Private-sector payrolls increased by 110,000 last month, zipping by economists' estimates of a gain of 101,000 jobs. As has been a trend in recent reports, small and medium-sized businesses have added jobs, while large ones shed workers.

"Job growth among private industries has recovered since August, reflecting slow but steady growth," economists at Nomura wrote in a note to clients.

Planned job cuts fell 63% last month to 42,759 -- the lowest since June -- according to outplacement firm Challenger, Gray & Christmas.

Continued Uncertainty Over the Euro Zone

Market participants have been fixated on the two-year-old sovereign debt crisis for weeks.

Less than a week after European leaders struck a wide-ranging agreement to tackle the crisis that analysts fear could put the region's economy in peril, a call by Greek Prime Minister George Papandreou to hold a referendum threatened to derail the entire arrangement, and potentially put the currency bloc in jeopardy.

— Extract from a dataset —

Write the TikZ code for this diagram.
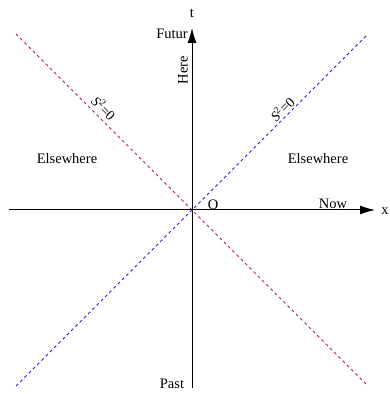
\documentclass[tikz,border=0pt]{standalone}
\usepackage{fontspec}
\setmainfont{Liberation Serif}
\usetikzlibrary{arrows.meta}
\definecolor{conered}{RGB}{190,20,100}
\definecolor{coneblue}{RGB}{30,30,230}
\begin{document}
\begin{tikzpicture}[x=1pt,y=1pt,
  axis/.style={line width=1pt,-{Latex[length=15pt,width=9pt]}},
  cone/.style={line width=0.8pt,dash pattern=on 3pt off 3pt},
  lbl/.style={font=\fontsize{14.5}{16}\selectfont,inner sep=0pt},
  slbl/.style={font=\fontsize{14}{16}\selectfont,inner sep=0pt}]
\useasboundingbox (0,0) rectangle (389,394);
\coordinate (O) at (192,184);
\coordinate (xs) at (9,184);
\coordinate (xe) at (375,184);
\coordinate (ts) at (192,6);
\coordinate (te) at (192,366);
\coordinate (r1) at (16,360);
\coordinate (r2) at (368,8);
\coordinate (b1) at (16,8);
\coordinate (b2) at (368,360);
\draw[cone,conered] (r1) -- (r2);
\draw[cone,coneblue] (b1) -- (b2);
\draw[axis] (xs) -- (xe);
\draw[axis] (ts) -- (te);
\node[lbl] (t) at (192,381) {t};
\node[lbl] (fut) at (172,360) {Futur};
\node[lbl,rotate=90] (here) at (183,324) {Here};
\node[slbl,rotate=-45] (sl) at (104,286) {\textit{S}\textsuperscript{2}=0};
\node[slbl,rotate=45] (sr) at (282,285) {\textit{S}\textsuperscript{2}=0};
\node[lbl] (el) at (67,235) {Elsewhere};
\node[lbl] (er) at (318,235) {Elsewhere};
\node[lbl] (o) at (213,189) {O};
\node[lbl] (now) at (333,190) {Now};
\node[lbl] (x) at (385,183) {x};
\node[lbl] (past) at (172,10) {Past};
\end{tikzpicture}
\end{document}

Greece needs billions of euros in rescue aid to stave off a collapse, but international lenders have pushed for highly-unpopular austerity measures, which would be voted on by the entire Greek public in the referendum.

It remained unclear Wednesday whether the referendum would come to fruition.  The country's cabinet unanimously backed the call, but many lawmakers rejected it, and several members of Papandreou's own party threatened to defect.  The fear is that if Greece defaults, the cost for other highly indebted but bigger economies, like Italy, to borrow will jump, substantially worsening the crisis.

Indeed, the European Union and International Monetary Fund both said on Wednesday they would withhold the country's sixth aid tranche until after the referendum.  Without the aid, Greece can't pay its debts and would likely default, analysts say.

The euro rose 0.46% against the U.S. dollar, while European blue chips ticked higher by 0.1%.

Energy markets got a boost from a weaker U.S. dollar, and extended gains even after a fairly bearish inventory reports showing unexpectedly large increases in crude oil and gasoline stocks.  The benchmark U.S. crude oil contract rose 32 cents, or 1%, to $92.51 a barrel.  Wholesale RBOB gasoline rose less than a penny to $2.63 a gallon.

Gold climbed $17.80, or 1%, to $1,730 a troy ounce.  Yields on U.S. government debt were only modestly changed following steep losses the prior day.  The 10-year Treasury yields 1.998% from 1.992%.

Foreign Markets

European blue chips rallied 1.4%, the English FTSE 100 jumped 1.2% to 5,484 and the German DAX soared 2.3% to 5,965.

In Asia, the Japanese Nikkei 225 tumbled 2.2% to 8,640 and the Chinese Hang Seng jumped 1.9% to 19,734.